Violenza di genere: diritto all’alloggio per le vittime, a Reggio assegnati beni confiscati
Il Comune di Reggio è il primo della Calabria che ha risposto all’appello che nel novembre scorso Mario Nasone e Giovanna Cusumano, rispettivamente coordinatore e vice coordinatore dell’osservatorio regionale sulla violenza di genere, avevano rivolto ai Comuni calabresi evidenziando come quello abitativo è un problema molto sentito dalle donne vittime di maltrattamenti, che spesso avvengono proprio in ambito domestico.
Donne che sono costrette a lasciare la propria casa insieme ai figli ed a chiedere ospitalità e sostegno alle case rifugio ed alle altre strutture di accoglienza operanti in regione che spesso non hanno posti disponibili. Nell’appello i referenti dell’osservatorio citavano la legge regionale n. 20 del 2007 che espressamente prevede che i Comuni, al fine di garantire adeguata assistenza alloggiativa alle donne, unitamente ai loro figli minori, che vengono a trovarsi nella necessità, adeguatamente documentata dagli operatori dei Centri antiviolenza e/o dagli operatori comunali, di abbandonare il proprio ambiente hanno diritto all’assegnazione di un alloggio nelle disponibilità del patrimonio edilizio dell’Ente Locale.
Normativa che in Calabria continua a non essere rispettata nonostante le numerose segnalazioni fatte da centri anti violenza e servizi sociali comunali di situazioni anche gravi in cui si ravvisano dei pericoli di vita per le donne ed i figli coinvolti. A questo appello una prima risposta l’ha data il Comune di Reggio grazie all’iniziativa della consigliera delegata ai beni confiscati Nancy Iachino ed al Dirigente Daniele Piccione che sono riusciti a definire l’iter che ha portato all’assegnazione di due appartamenti confiscati alla mafia a due donne vittime di violenza con figli minori.
Un primo segnale concreto di assunzione di responsabilità da parte di un Comune calabrese che l’osservatorio auspica che sia da esempio per altri Enti Locali. Per questo sarebbe cosa utile che l’ANCI calabria sottoscrivesse il protocollo che l’osservatorio aveva proposto da tempo proprio per favorire l’applicazione della legge 20 del 2007, parimenti sarebbe importante che il consiglio regionale approvasse il progetto di legge 285 fermo in terza commissione che preveda tutta una serie d’interventi importanti anche di tipo economico e lavorativo per le donne che vivono con i loro figli questa condizione di precarietà e di sofferenza e che chiedono concreta protezione e accompagnamento.

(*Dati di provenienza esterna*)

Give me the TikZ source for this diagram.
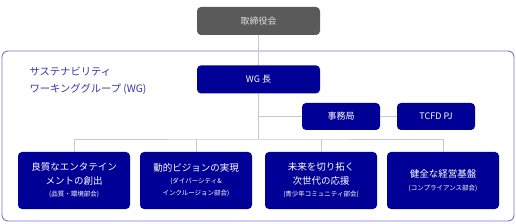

Purtroppo il bisogno di soluzioni abitative per queste donne cresce ogni giorno, grazie anche al lavoro delle forze dell’ordine - come quello della Questura di Reggio che con il programma Liana sta portando molte donne a denunciare- aumentando però le richieste di accoglienza che non sempre la rete dei centri di accoglienza riesce a soddisfare.
I beni confiscati che i vari comuni stanno acquisendo, compresa la Città metropolitana di Reggio Calabria, potrebbero essere destinati anche a progetti di semi autonomia, già sperimentati in altre regioni, per tutte quelle donne accolte nella case rifugio o seguite dai centri anti violenza che dopo il periodo di emergenza potrebbero, sapendo di potere usufruire di un alloggio e del sostegno di associazioni di volontariato e di cooperative sociali, iniziare un percorso di inserimento lavorativo e sociale. Una scelta di politica sociale che permetterebbe tra l’altro di liberare posti di accoglienza nelle strutture spesso sature e soprattutto di alleviare i costi psicologi e sociali che le donne che fanno queste scelte dolorose devono affrontare.